If we follow the argument of Alfred Moir, we might speculate that the presence of versions of the theme of Roman Charity in the works of the followers of Caravaggio could be an indication that there was an original of this theme by Caravaggio himself, now lost, which might have been the work listed in the two Mellini
documents.1,2 The proliferations of different versions of particular subjects by a master, and the many copies by associates and followers, make the positive identification of works from this period extremely difficult.
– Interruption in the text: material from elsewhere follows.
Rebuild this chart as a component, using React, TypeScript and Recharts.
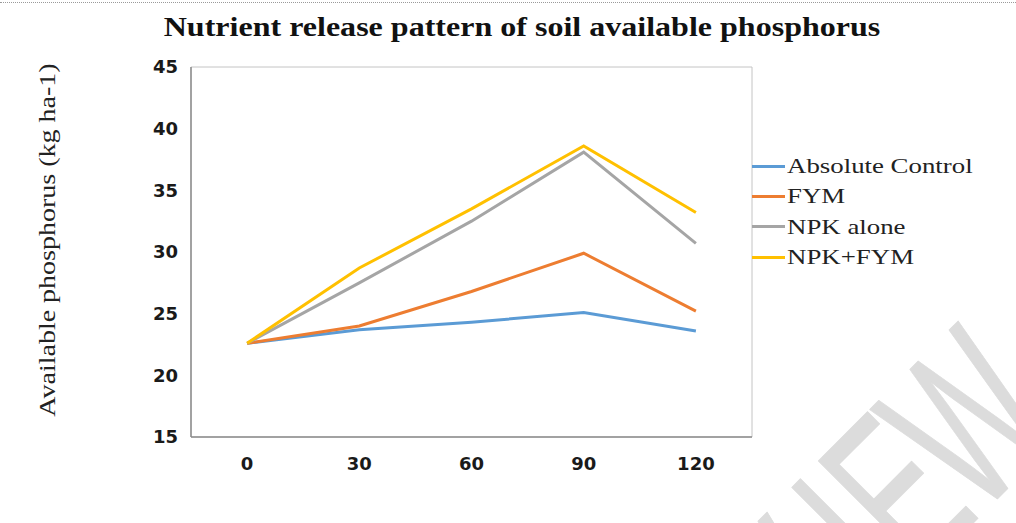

Caravaggio, The Seven Works of Mercy (1607) Fig. I, 8, b
Michelangelo Merisi da Caravaggio (1571–1610)
The Seven Works of Mercy
Oil on canvas
390 cm × 260 cm (153 5/8 × 100 3/8 in.)
Naples, Pio Monte della Misericordia

Given the Caravaggesque nature of this painting, we can presume that it was one of the works acquired by Giovan Battista Mellini in the 1620s, although the 1627 inventory does not specify any painting with the iconographic theme of Roman Charity.3 Nevertheless, it is clear from the description that this is what is depicted: “Un quadro lungo sei palmi incirca con la filia che dà la zinna al padre carcerato” (“A painting about six palms long, showing a daughter giving her breast to her father, who is in prison”). From an inventory dated 1732, we find these two allusions: “Due d’imperatore p[er] traverso rapp[resentan]te uno la Carità Romana” (Two paintings of imperial size [about 135 x 85 cm], one depicting Roman Charity”); “Altro d’imperatore p[er] traverso rapp[resentan]te mezze figure delle Carità Romana con cor[ni]ce a casa con piccole intaglie dorata” (“Another of imperial size, depicting half figures of Roman Charity in a gilded box frame with small carvings”).4


  • 1. Alfred Moir, Caravaggio and His Copyists (New York: New York University Press, 1976), 35.
  • 2. Benedict Nicolson, The International Caravaggesque Movement: Lists of Pictures by Caravaggio and His Followers throughout Europe from 1590 to 1650 (Oxford: Phaidon, 1979), 70, 92.
  • 3. Fausto Nicolai, “Le ‘molte pitture moderne buone’ nella raccolta di Giovan Battista Mellini (1591–1627),” Rivista d’arte, ser. 5, vol. 2 (2012): 217–35. See “Appendice” on pages 231–34 for the transcription of “Inventario dei quadri lasciati in eredità da Giovan Battista Mellini allo zio cardinale Giovanni Garzi,” in Archivio di Stato di Roma, Rome, 30 Notai Capitolini, uff. 31, vol. 118, ff. 774–90, 11 ago.1627.
  • 4. Archivio Serlupi Crescenzi, Rome, “Nota de quadri esistenti nelle camere di Mario Millini,” 1732, fol. 424, in Scritture diverse della Casa Mellini dal 1522 al 1743, vol. 17, fols. 407–26.


Nicolai, Fausto. “Le ‘molte pitture moderne buone’ nella raccolta di Giovan Battista Mellini (1591–1627).” Rivista d’Arte, ser. 5, vol. 2 (2012): 217–35.

Nicolson, Benedict. Caravaggism in Europe. 2nd ed. 3 vols. Turin: U. Allemandi, 1990.